Uireka 2.0 verschuift focus van kwaliteit naar duurzaamheid
Dit jaar is het laatste jaar van het huidige driejarige Uireka-project. De afgelopen jaren is het nodige bereikt in de verdere kwaliteitsverbetering van de Nederlandse ui. Maar met het einde van het project zijn niet alle problemen opgelost: er zijn nog voldoende uitdagingen voor de toekomst. Daarom is in de afgelopen maanden achter de schermen hard gewerkt aan een vervolg van het ketenproject.
Net als bij het eerste project is de stem van de uiensector het vertrekpunt voor het Uireka-onderzoek. Ketenpartijen hebben aangegeven waar, wat hen betreft, de focus voor het onderzoek voor de komende jaren moet liggen. Hierin zijn vier hoofdsporen benoemd: uitgangsmateriaal; bodem, water en bemesting; ziekten en plagen; bewaring. Binnen deze vier hoofdsporen hebben de partners een lijst van voorkeursonderwerpen gekozen voor nieuw onderzoek: irrigatie en zout- en droogtetolerantie; weerbaarheid van de teelt; integraal management van insecten (uienvlieg, bonenvlieg, trips, bouwplan en grondsoortgebonden insecten); fusarium en rot; MH-bespuiting.
Alternatieven voor MH
In dat laatste onderzoek wil de sector kijken naar de mogelijke alternatieve methoden of technieken om spruitvorming tegen te gaan zodat jaarrond kan blijven geleverd. MH heeft een toelating tot 2032, maar volgens Uireka is de afhankelijkheid van dit middel naar de toekomst toe riskant: de Europese maatschappij en retail voeren steeds meer discussie over het gebruik van dit middel.
De focus die in Uireka lag op kwaliteit verschuift daarmee naar duurzaamheid. „Onder invloed van actuele en maatschappelijke situaties kijkt ook de uiensector hier meer naar. Waterbeheer is hier een heel duidelijk voorbeeld van”, zegt projectleider Chris de Visser
Weerbaarheid blijft een belangrijk punt. Uireka wil onderzoeken of teeltsystemen bijdragen aan een betere of verminderde weerbaarheid van uien. „In Lelystad liggen veel verschillende systemen, zowel biologisch als gangbaar.
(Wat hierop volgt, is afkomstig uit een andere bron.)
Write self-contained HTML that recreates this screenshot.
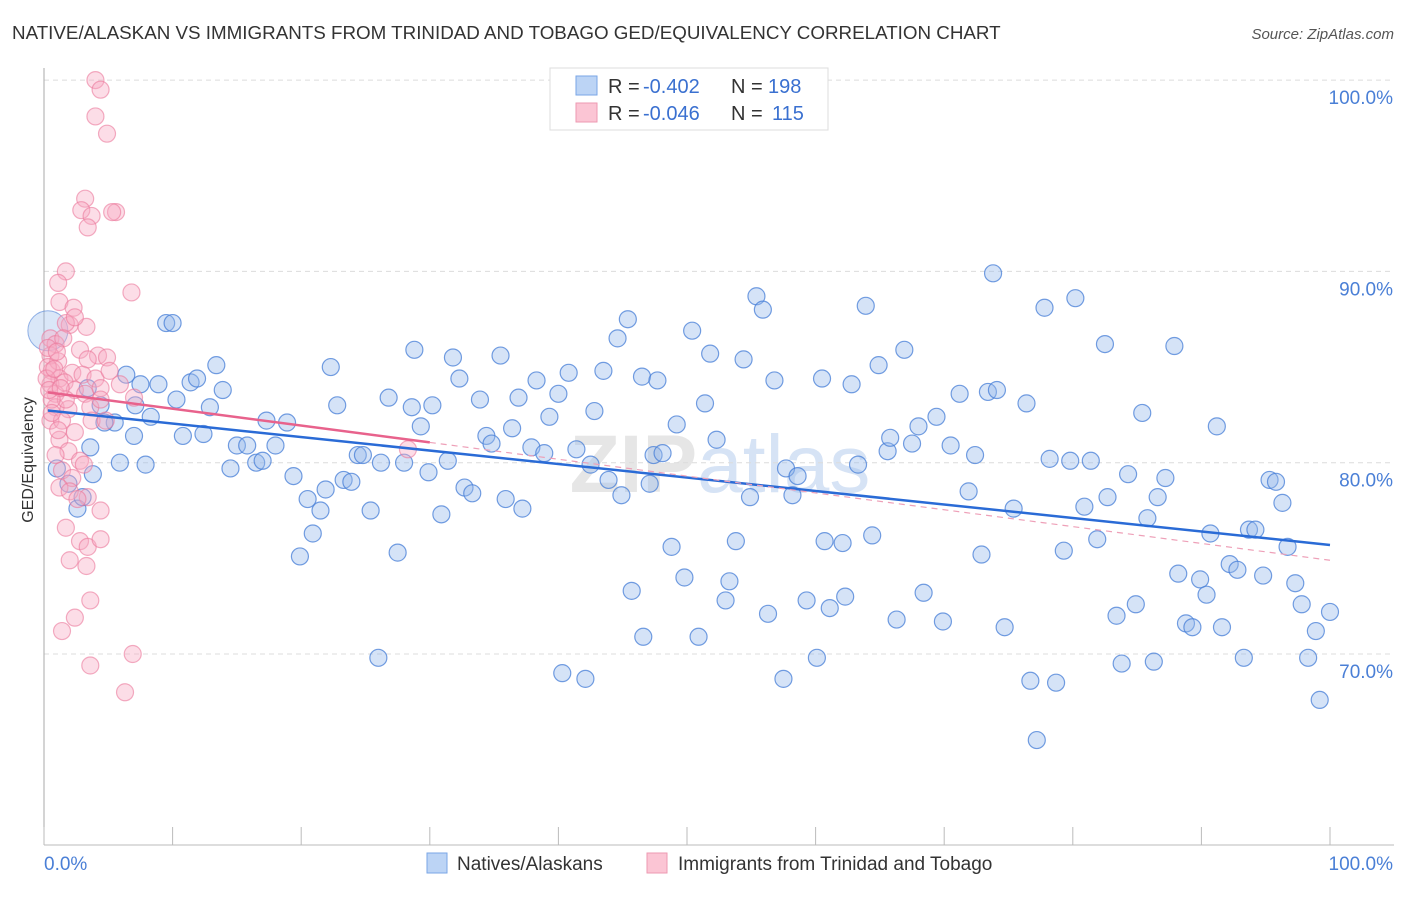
<!DOCTYPE html>
<html><head><meta charset="utf-8"><style>
body{margin:0;background:#fff;font-family:"Liberation Sans",sans-serif}
svg text{font-family:"Liberation Sans",sans-serif}
</style></head><body>
<svg id="chart" width="1406" height="892" viewBox="0 0 1406 892" xmlns="http://www.w3.org/2000/svg">
<text x="12" y="39" font-size="18.8" fill="#333">NATIVE/ALASKAN VS IMMIGRANTS FROM TRINIDAD AND TOBAGO GED/EQUIVALENCY CORRELATION CHART</text>
<text x="1394" y="39" font-size="15" fill="#555" text-anchor="end" font-style="italic">Source: ZipAtlas.com</text>
<text x="720" y="492" font-size="82" fill="#e6e6e6" text-anchor="middle" font-family="Liberation Serif"><tspan font-weight="bold">ZIP</tspan><tspan fill="#d6e3f5" font-family="Liberation Sans">atlas</tspan></text>
<g id="grid"></g>
<g id="axes"></g>
<g id="blue"></g>
<g id="pink"></g>
<g id="trend"></g>
<text transform="translate(33,460) rotate(-90)" font-size="16" fill="#333" text-anchor="middle">GED/Equivalency</text>
<g>
<rect x="550" y="68" width="278" height="62" fill="#fff" stroke="#ddd"/>
<rect x="576" y="76" width="21" height="19" fill="#bcd4f5" stroke="#7aa6e6"/>
<rect x="576" y="103" width="21" height="19" fill="#fbc5d4" stroke="#ee99b2"/>
<text x="608" y="93" font-size="20" fill="#333">R =</text>
<text x="643" y="93" font-size="20" fill="#3a70d0">-0.402</text>
<text x="731" y="93" font-size="20" fill="#333">N =</text>
<text x="768" y="93" font-size="20" fill="#3a70d0">198</text>
<text x="608" y="120" font-size="20" fill="#333">R =</text>
<text x="643" y="120" font-size="20" fill="#3a70d0">-0.046</text>
<text x="731" y="120" font-size="20" fill="#333">N =</text>
<text x="772" y="120" font-size="20" fill="#3a70d0">115</text>
</g>
<g>
<rect x="427" y="853" width="20" height="20" fill="#bcd4f5" stroke="#7aa6e6"/>
<text x="457" y="870" font-size="19" fill="#333">Natives/Alaskans</text>
<rect x="647" y="853" width="20" height="20" fill="#fbc5d4" stroke="#ee99b2"/>
<text x="678" y="870" font-size="19" fill="#333">Immigrants from Trinidad and Tobago</text>
</g>
</svg>
<script>
const yTicks=[70,80,90,100];
const yTickLabels=["70.0%","80.0%","90.0%","100.0%"];
const blueX=[9.5,10.0,6.4,7.5,8.9,11.4,11.9,13.4,13.9,10.3,12.9,8.3,7.1,5.5,3.6,7.0,10.8,12.4,14.5,15.0,15.8,16.5,17.0,17.3,18.0,18.9,19.4,20.5,21.5,20.9,19.9,21.9,23.3,23.9,25.4,27.5,26.0,22.3,22.8,24.4,24.8,26.2,26.8,28.0,28.6,28.8,29.3,30.2,29.9,30.9,31.4,31.8,32.3,32.7,33.3,33.9,34.4,34.8,35.5,35.9,36.4,36.9,37.2,37.9,38.3,38.9,39.3,40.0,40.3,40.8,41.4,42.1,42.5,42.8,43.5,43.9,44.6,44.9,45.4,45.7,46.6,47.1,46.5,47.4,47.7,48.1,48.8,49.2,49.8,50.4,50.9,51.4,51.8,52.3,53.0,53.3,53.8,54.4,54.9,55.4,55.9,56.3,56.8,57.5,57.7,58.2,58.6,59.3,60.1,60.5,60.7,61.1,62.1,62.3,62.8,63.3,63.9,64.4,64.9,65.6,65.8,66.3,66.9,67.5,68.0,68.4,69.4,69.9,70.5,71.2,71.9,72.4,72.9,73.4,73.8,74.1,74.7,75.4,76.4,76.7,77.2,77.8,78.2,78.7,79.3,79.8,80.2,80.9,81.4,81.9,82.5,82.7,83.4,83.8,84.3,84.9,85.4,85.8,86.3,86.6,87.2,87.9,88.2,88.8,89.3,89.9,90.4,90.7,91.2,91.6,92.2,92.8,93.3,93.7,94.2,94.8,95.3,95.8,96.3,96.7,97.3,97.8,98.3,98.9,99.2,100.0,1.0,1.9,2.6,3.0,3.4,3.8,4.4,4.7,5.9,7.9];
const blueY=[87.3,87.3,84.6,84.1,84.1,84.2,84.4,85.1,83.8,83.3,82.9,82.4,83.0,82.1,80.8,81.4,81.4,81.5,79.7,80.9,80.9,80.0,80.1,82.2,80.9,82.1,79.3,78.1,77.5,76.3,75.1,78.6,79.1,79.0,77.5,75.3,69.8,85.0,83.0,80.4,80.4,80.0,83.4,80.0,82.9,85.9,81.9,83.0,79.5,77.3,80.1,85.5,84.4,78.7,78.4,83.3,81.4,81.0,85.6,78.1,81.8,83.4,77.6,80.8,84.3,80.5,82.4,83.6,69.0,84.7,80.7,68.7,79.9,82.7,84.8,79.1,86.5,78.3,87.5,73.3,70.9,78.9,84.5,80.4,84.3,80.5,75.6,82.0,74.0,86.9,70.9,83.1,85.7,81.2,72.8,73.8,75.9,85.4,78.2,88.7,88.0,72.1,84.3,68.7,79.7,78.3,79.3,72.8,69.8,84.4,75.9,72.4,75.8,73.0,84.1,79.9,88.2,76.2,85.1,80.6,81.3,71.8,85.9,81.0,81.9,73.2,82.4,71.7,80.9,83.6,78.5,80.4,75.2,83.7,89.9,83.8,71.4,77.6,83.1,68.6,65.5,88.1,80.2,68.5,75.4,80.1,88.6,77.7,80.1,76.0,86.2,78.2,72.0,69.5,79.4,72.6,82.6,77.1,69.6,78.2,79.2,86.1,74.2,71.6,71.4,73.9,73.1,76.3,81.9,71.4,74.7,74.4,69.8,76.5,76.5,74.1,79.1,79.0,77.9,75.6,73.7,72.6,69.8,71.2,67.6,72.2,79.7,78.9,77.6,78.2,83.9,79.4,83.0,82.1,80.0,79.9];
const bigBlueX=[0.3];
const bigBlueY=[86.9];
const pinkX=[4.0,4.4,4.0,4.9,3.2,2.9,3.7,3.4,5.6,5.3,1.7,1.1,6.8,1.2,2.3,2.0,3.3,1.7,2.4,0.5,0.9,1.5,2.8,4.2,4.9,3.4,0.6,1.2,2.2,3.0,4.0,5.1,0.5,0.9,1.6,2.4,3.2,4.4,7.0,0.9,1.9,3.6,0.5,1.4,2.4,3.7,4.8,28.3,1.2,1.9,2.8,0.9,1.4,2.2,3.1,1.2,2.0,3.4,4.4,2.6,1.7,2.8,3.4,4.4,2.0,3.3,3.6,2.4,1.4,6.9,3.6,6.3,4.4,5.9,1.1,1.7,0.5,0.6,1.1,0.3,0.2,0.4,0.8,0.3,1.0,0.6,1.3];
const pinkY=[100.0,99.5,98.1,97.2,93.8,93.2,92.9,92.3,93.1,93.1,90.0,89.4,88.9,88.4,88.1,87.2,87.1,87.3,87.6,86.5,86.2,86.5,85.9,85.6,85.5,85.4,84.8,84.4,84.7,84.6,84.4,84.8,84.1,83.6,84.2,83.8,83.6,83.9,83.4,82.9,82.8,82.9,82.2,82.2,81.6,82.2,82.2,80.7,81.2,80.6,80.1,80.4,79.6,79.2,79.9,78.7,78.5,78.2,77.5,78.1,76.6,75.9,75.6,76.0,74.9,74.6,72.8,71.9,71.2,70.0,69.4,68.0,83.3,84.1,81.7,83.3,85.6,83.3,85.3,85.0,84.4,83.8,84.9,86.0,85.8,82.6,83.9];
const blueTrend=[82.75,-0.0705];
const pinkTrend=[83.7,-0.088];
const NS="http://www.w3.org/2000/svg";
const X0=44,X1=1330,Y70=654,PXPER10=191.3;
function xs(v){return X0+(X1-X0)*v/100;}
function ys(v){return Y70-(v-70)*PXPER10/10;}
function mk(tag,attrs,parent){const e=document.createElementNS(NS,tag);for(const k in attrs)e.setAttribute(k,attrs[k]);parent.appendChild(e);return e;}
const grid=document.getElementById('grid'),axes=document.getElementById('axes');
yTicks.forEach((t,i)=>{
 const l=mk('line',{x1:X0,x2:1394,y1:ys(t),y2:ys(t),stroke:'#dcdcdc','stroke-dasharray':'5,4'},grid);
 
 
 const tx=mk('text',{x:1393,y:ys(t)+24,'font-size':19,fill:'#4a7fd6','text-anchor':'end'},axes);
 tx.textContent=yTickLabels[i];
 
 
});
const ya=mk('line',{x1:X0,x2:X0,y1:68,y2:845,stroke:'#aaa'},axes);


const xa=mk('line',{x1:X0,x2:1394,y1:845,y2:845,stroke:'#bbb'},axes);


for(let i=0;i<=10;i++){const t=mk('line',{x1:xs(i*10),x2:xs(i*10),y1:845,y2:827,stroke:'#bbb'},axes);
 
 }
const xl0=mk('text',{x:44,y:870,'font-size':19,fill:'#4a7fd6'},axes);xl0.textContent='0.0%';


const xl1=mk('text',{x:1393,y:870,'font-size':19,fill:'#4a7fd6','text-anchor':'end'},axes);xl1.textContent='100.0%';


const bg=document.getElementById('blue'),pg=document.getElementById('pink'),tg=document.getElementById('trend');
bigBlueX.forEach((v,i)=>{const c=mk('circle',{cx:xs(v),cy:ys(bigBlueY[i]),r:20,fill:'rgba(150,185,235,0.35)',stroke:'rgba(80,130,215,0.6)'},bg);
 
 });
blueX.forEach((v,i)=>{const c=mk('circle',{cx:xs(v),cy:ys(blueY[i]),r:8.5,fill:'rgba(150,185,235,0.4)',stroke:'rgba(70,125,215,0.75)','stroke-width':1.2},bg);
 
 });
pinkX.forEach((v,i)=>{const c=mk('circle',{cx:xs(v),cy:ys(pinkY[i]),r:8.5,fill:'rgba(248,170,195,0.4)',stroke:'rgba(235,120,155,0.6)','stroke-width':1.2},pg);
 
 });
const bt=mk('line',{x1:xs(0.3),y1:ys(blueTrend[0]+blueTrend[1]*0.3),x2:xs(100),y2:ys(blueTrend[0]+blueTrend[1]*100),stroke:'#2a6bd6','stroke-width':2.5},tg);


const pd=mk('line',{x1:xs(30),y1:ys(pinkTrend[0]+pinkTrend[1]*30),x2:xs(100),y2:ys(pinkTrend[0]+pinkTrend[1]*100),stroke:'#eea0b8','stroke-width':1.2,'stroke-dasharray':'6,5'},tg);


const pt=mk('line',{x1:xs(0.3),y1:ys(pinkTrend[0]+pinkTrend[1]*0.3),x2:xs(30),y2:ys(pinkTrend[0]+pinkTrend[1]*30),stroke:'#e8628c','stroke-width':2.5},tg);


</script>
</body></html>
Dat biedt ons de mogelijkheid om te zien of een bepaald systeem mogelijk effect heeft op de ontwikkeling van ziektes.”
Koprotonderzoek beëindigd
Onderzoek naar koprot is buiten de boot gevallen. „Het is kennelijk niet meer in beeld bij de sector”, zegt De Visser. Hij ziet dat andere dingen de aandacht vragen. „Insecten zijn een toenemend probleem geworden. Het wegvallen van fipronil heeft dat versterkt. Toen we dat middel nog hadden, was er nauwelijks aandacht voor insecten.” Hij blijft echter waarschuwen voor koprot. „Het kan zo maar weer toeslaan.”
Het meerjarige onderzoek naar koprot heeft onder meer vastgesteld dat beslissingsondersteunende systemen goede informatie geven om de schimmel in uien te voorkomen. Desondanks zijn er volgens Uireka nog voldoende mogelijkheden en kansen deze systemen verdere te finetunen.